**Raw data:**
________________________________________

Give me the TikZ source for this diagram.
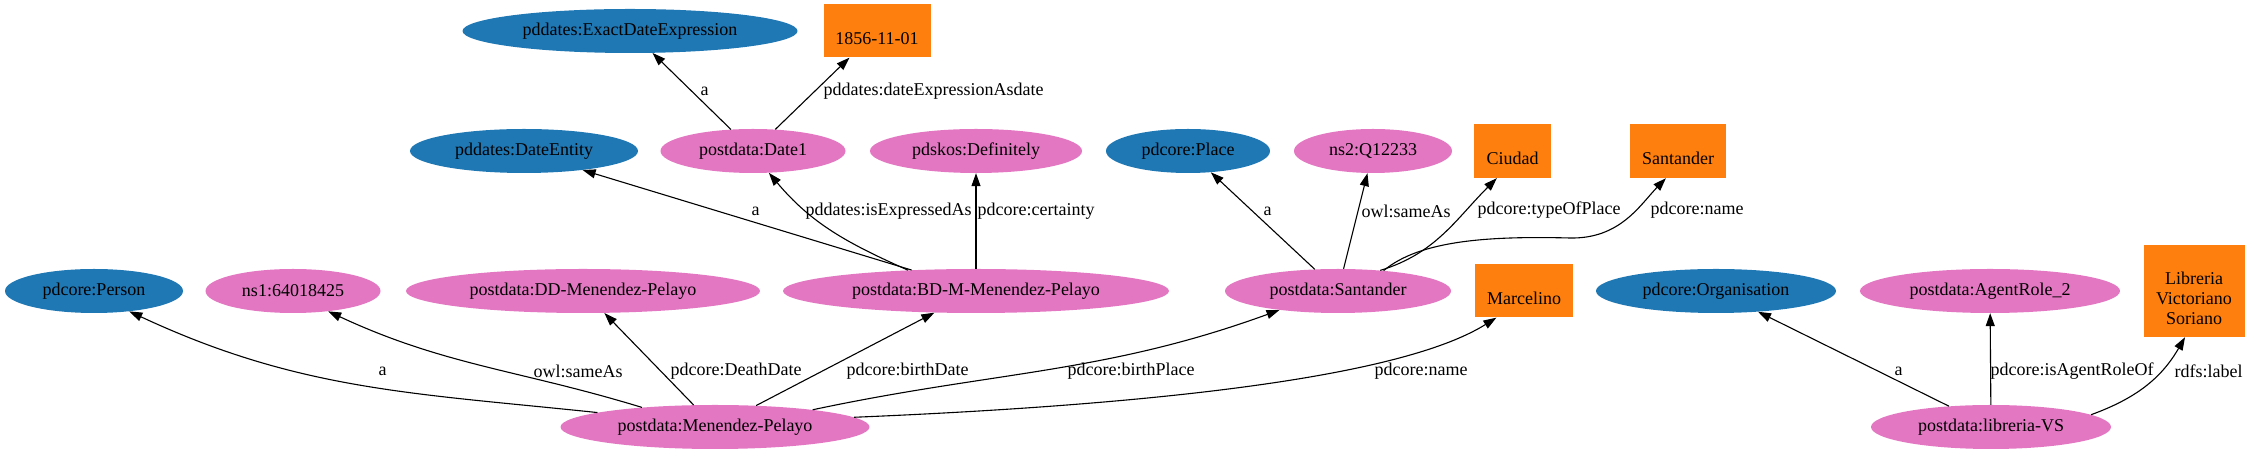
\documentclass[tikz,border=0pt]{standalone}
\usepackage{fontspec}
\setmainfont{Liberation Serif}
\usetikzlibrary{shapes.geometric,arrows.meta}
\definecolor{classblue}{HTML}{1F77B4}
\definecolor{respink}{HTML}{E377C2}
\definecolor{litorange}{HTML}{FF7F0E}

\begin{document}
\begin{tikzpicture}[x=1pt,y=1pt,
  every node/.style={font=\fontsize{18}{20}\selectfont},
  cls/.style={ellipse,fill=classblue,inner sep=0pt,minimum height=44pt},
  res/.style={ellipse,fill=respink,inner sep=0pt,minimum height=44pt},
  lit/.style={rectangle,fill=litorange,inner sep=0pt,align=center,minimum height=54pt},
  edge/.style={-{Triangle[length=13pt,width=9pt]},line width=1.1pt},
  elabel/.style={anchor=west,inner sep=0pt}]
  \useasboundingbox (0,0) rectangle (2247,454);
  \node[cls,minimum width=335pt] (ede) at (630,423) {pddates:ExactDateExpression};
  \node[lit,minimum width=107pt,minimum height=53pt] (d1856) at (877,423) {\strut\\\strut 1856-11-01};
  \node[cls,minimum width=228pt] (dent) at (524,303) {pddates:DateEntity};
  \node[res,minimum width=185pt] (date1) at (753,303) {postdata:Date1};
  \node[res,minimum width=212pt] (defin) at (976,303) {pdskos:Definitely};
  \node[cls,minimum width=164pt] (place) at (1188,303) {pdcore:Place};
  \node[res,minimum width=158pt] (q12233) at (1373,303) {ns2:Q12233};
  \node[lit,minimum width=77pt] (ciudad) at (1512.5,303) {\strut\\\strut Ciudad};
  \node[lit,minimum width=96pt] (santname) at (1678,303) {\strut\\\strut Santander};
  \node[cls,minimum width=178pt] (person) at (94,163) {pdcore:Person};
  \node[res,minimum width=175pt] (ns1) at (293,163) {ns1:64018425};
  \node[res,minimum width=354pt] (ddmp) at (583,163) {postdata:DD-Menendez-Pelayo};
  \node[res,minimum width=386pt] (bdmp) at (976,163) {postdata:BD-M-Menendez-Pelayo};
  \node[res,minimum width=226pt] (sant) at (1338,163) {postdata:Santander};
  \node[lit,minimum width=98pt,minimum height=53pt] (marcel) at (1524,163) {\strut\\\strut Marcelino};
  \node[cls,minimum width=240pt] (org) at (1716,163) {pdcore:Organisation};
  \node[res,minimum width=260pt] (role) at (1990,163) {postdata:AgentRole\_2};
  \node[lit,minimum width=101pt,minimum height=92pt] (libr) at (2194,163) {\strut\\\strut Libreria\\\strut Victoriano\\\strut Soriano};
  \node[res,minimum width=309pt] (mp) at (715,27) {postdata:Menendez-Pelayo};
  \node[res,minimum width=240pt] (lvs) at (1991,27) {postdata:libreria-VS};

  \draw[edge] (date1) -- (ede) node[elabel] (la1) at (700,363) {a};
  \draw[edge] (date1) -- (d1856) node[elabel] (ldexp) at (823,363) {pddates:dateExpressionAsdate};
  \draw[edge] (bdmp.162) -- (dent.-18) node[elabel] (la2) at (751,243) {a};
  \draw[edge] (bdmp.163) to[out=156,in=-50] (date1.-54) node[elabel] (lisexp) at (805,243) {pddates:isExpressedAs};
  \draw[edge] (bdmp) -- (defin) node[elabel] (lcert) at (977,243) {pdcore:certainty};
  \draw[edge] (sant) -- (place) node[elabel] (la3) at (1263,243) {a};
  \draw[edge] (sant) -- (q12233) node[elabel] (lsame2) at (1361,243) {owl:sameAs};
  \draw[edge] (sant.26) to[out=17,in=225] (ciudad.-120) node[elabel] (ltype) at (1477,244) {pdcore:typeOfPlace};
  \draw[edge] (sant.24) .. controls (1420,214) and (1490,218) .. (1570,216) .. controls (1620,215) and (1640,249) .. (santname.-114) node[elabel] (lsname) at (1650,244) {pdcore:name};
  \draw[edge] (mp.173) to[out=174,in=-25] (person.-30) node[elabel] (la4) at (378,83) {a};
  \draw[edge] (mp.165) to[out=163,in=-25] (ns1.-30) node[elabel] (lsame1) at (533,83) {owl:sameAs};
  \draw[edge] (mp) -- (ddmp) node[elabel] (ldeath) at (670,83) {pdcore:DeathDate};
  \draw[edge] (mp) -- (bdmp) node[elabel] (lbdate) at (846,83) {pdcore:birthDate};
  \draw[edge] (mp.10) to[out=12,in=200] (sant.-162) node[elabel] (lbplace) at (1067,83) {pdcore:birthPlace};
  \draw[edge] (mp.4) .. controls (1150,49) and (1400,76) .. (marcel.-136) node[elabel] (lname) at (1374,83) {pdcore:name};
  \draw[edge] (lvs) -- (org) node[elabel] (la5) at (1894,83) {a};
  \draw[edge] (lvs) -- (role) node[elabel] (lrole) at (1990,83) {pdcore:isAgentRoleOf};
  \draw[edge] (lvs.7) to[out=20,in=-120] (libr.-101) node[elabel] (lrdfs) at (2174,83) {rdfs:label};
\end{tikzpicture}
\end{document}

________________________________________

**Task goal:**
Restate the full listing verbatim and drop every picture.

**Expected answer:**
Give me the TikZ source for this diagram.
\documentclass[tikz,border=0pt]{standalone}
\usepackage{fontspec}
\setmainfont{Liberation Serif}
\usetikzlibrary{shapes.geometric,arrows.meta}
\definecolor{classblue}{HTML}{1F77B4}
\definecolor{respink}{HTML}{E377C2}
\definecolor{litorange}{HTML}{FF7F0E}

\begin{document}
\begin{tikzpicture}[x=1pt,y=1pt,
  every node/.style={font=\fontsize{18}{20}\selectfont},
  cls/.style={ellipse,fill=classblue,inner sep=0pt,minimum height=44pt},
  res/.style={ellipse,fill=respink,inner sep=0pt,minimum height=44pt},
  lit/.style={rectangle,fill=litorange,inner sep=0pt,align=center,minimum height=54pt},
  edge/.style={-{Triangle[length=13pt,width=9pt]},line width=1.1pt},
  elabel/.style={anchor=west,inner sep=0pt}]
  \useasboundingbox (0,0) rectangle (2247,454);
  \node[cls,minimum width=335pt] (ede) at (630,423) {pddates:ExactDateExpression};
  \node[lit,minimum width=107pt,minimum height=53pt] (d1856) at (877,423) {\strut\\\strut 1856-11-01};
  \node[cls,minimum width=228pt] (dent) at (524,303) {pddates:DateEntity};
  \node[res,minimum width=185pt] (date1) at (753,303) {postdata:Date1};
  \node[res,minimum width=212pt] (defin) at (976,303) {pdskos:Definitely};
  \node[cls,minimum width=164pt] (place) at (1188,303) {pdcore:Place};
  \node[res,minimum width=158pt] (q12233) at (1373,303) {ns2:Q12233};
  \node[lit,minimum width=77pt] (ciudad) at (1512.5,303) {\strut\\\strut Ciudad};
  \node[lit,minimum width=96pt] (santname) at (1678,303) {\strut\\\strut Santander};
  \node[cls,minimum width=178pt] (person) at (94,163) {pdcore:Person};
  \node[res,minimum width=175pt] (ns1) at (293,163) {ns1:64018425};
  \node[res,minimum width=354pt] (ddmp) at (583,163) {postdata:DD-Menendez-Pelayo};
  \node[res,minimum width=386pt] (bdmp) at (976,163) {postdata:BD-M-Menendez-Pelayo};
  \node[res,minimum width=226pt] (sant) at (1338,163) {postdata:Santander};
  \node[lit,minimum width=98pt,minimum height=53pt] (marcel) at (1524,163) {\strut\\\strut Marcelino};
  \node[cls,minimum width=240pt] (org) at (1716,163) {pdcore:Organisation};
  \node[res,minimum width=260pt] (role) at (1990,163) {postdata:AgentRole\_2};
  \node[lit,minimum width=101pt,minimum height=92pt] (libr) at (2194,163) {\strut\\\strut Libreria\\\strut Victoriano\\\strut Soriano};
  \node[res,minimum width=309pt] (mp) at (715,27) {postdata:Menendez-Pelayo};
  \node[res,minimum width=240pt] (lvs) at (1991,27) {postdata:libreria-VS};

  \draw[edge] (date1) -- (ede) node[elabel] (la1) at (700,363) {a};
  \draw[edge] (date1) -- (d1856) node[elabel] (ldexp) at (823,363) {pddates:dateExpressionAsdate};
  \draw[edge] (bdmp.162) -- (dent.-18) node[elabel] (la2) at (751,243) {a};
  \draw[edge] (bdmp.163) to[out=156,in=-50] (date1.-54) node[elabel] (lisexp) at (805,243) {pddates:isExpressedAs};
  \draw[edge] (bdmp) -- (defin) node[elabel] (lcert) at (977,243) {pdcore:certainty};
  \draw[edge] (sant) -- (place) node[elabel] (la3) at (1263,243) {a};
  \draw[edge] (sant) -- (q12233) node[elabel] (lsame2) at (1361,243) {owl:sameAs};
  \draw[edge] (sant.26) to[out=17,in=225] (ciudad.-120) node[elabel] (ltype) at (1477,244) {pdcore:typeOfPlace};
  \draw[edge] (sant.24) .. controls (1420,214) and (1490,218) .. (1570,216) .. controls (1620,215) and (1640,249) .. (santname.-114) node[elabel] (lsname) at (1650,244) {pdcore:name};
  \draw[edge] (mp.173) to[out=174,in=-25] (person.-30) node[elabel] (la4) at (378,83) {a};
  \draw[edge] (mp.165) to[out=163,in=-25] (ns1.-30) node[elabel] (lsame1) at (533,83) {owl:sameAs};
  \draw[edge] (mp) -- (ddmp) node[elabel] (ldeath) at (670,83) {pdcore:DeathDate};
  \draw[edge] (mp) -- (bdmp) node[elabel] (lbdate) at (846,83) {pdcore:birthDate};
  \draw[edge] (mp.10) to[out=12,in=200] (sant.-162) node[elabel] (lbplace) at (1067,83) {pdcore:birthPlace};
  \draw[edge] (mp.4) .. controls (1150,49) and (1400,76) .. (marcel.-136) node[elabel] (lname) at (1374,83) {pdcore:name};
  \draw[edge] (lvs) -- (org) node[elabel] (la5) at (1894,83) {a};
  \draw[edge] (lvs) -- (role) node[elabel] (lrole) at (1990,83) {pdcore:isAgentRoleOf};
  \draw[edge] (lvs.7) to[out=20,in=-120] (libr.-101) node[elabel] (lrdfs) at (2174,83) {rdfs:label};
\end{tikzpicture}
\end{document}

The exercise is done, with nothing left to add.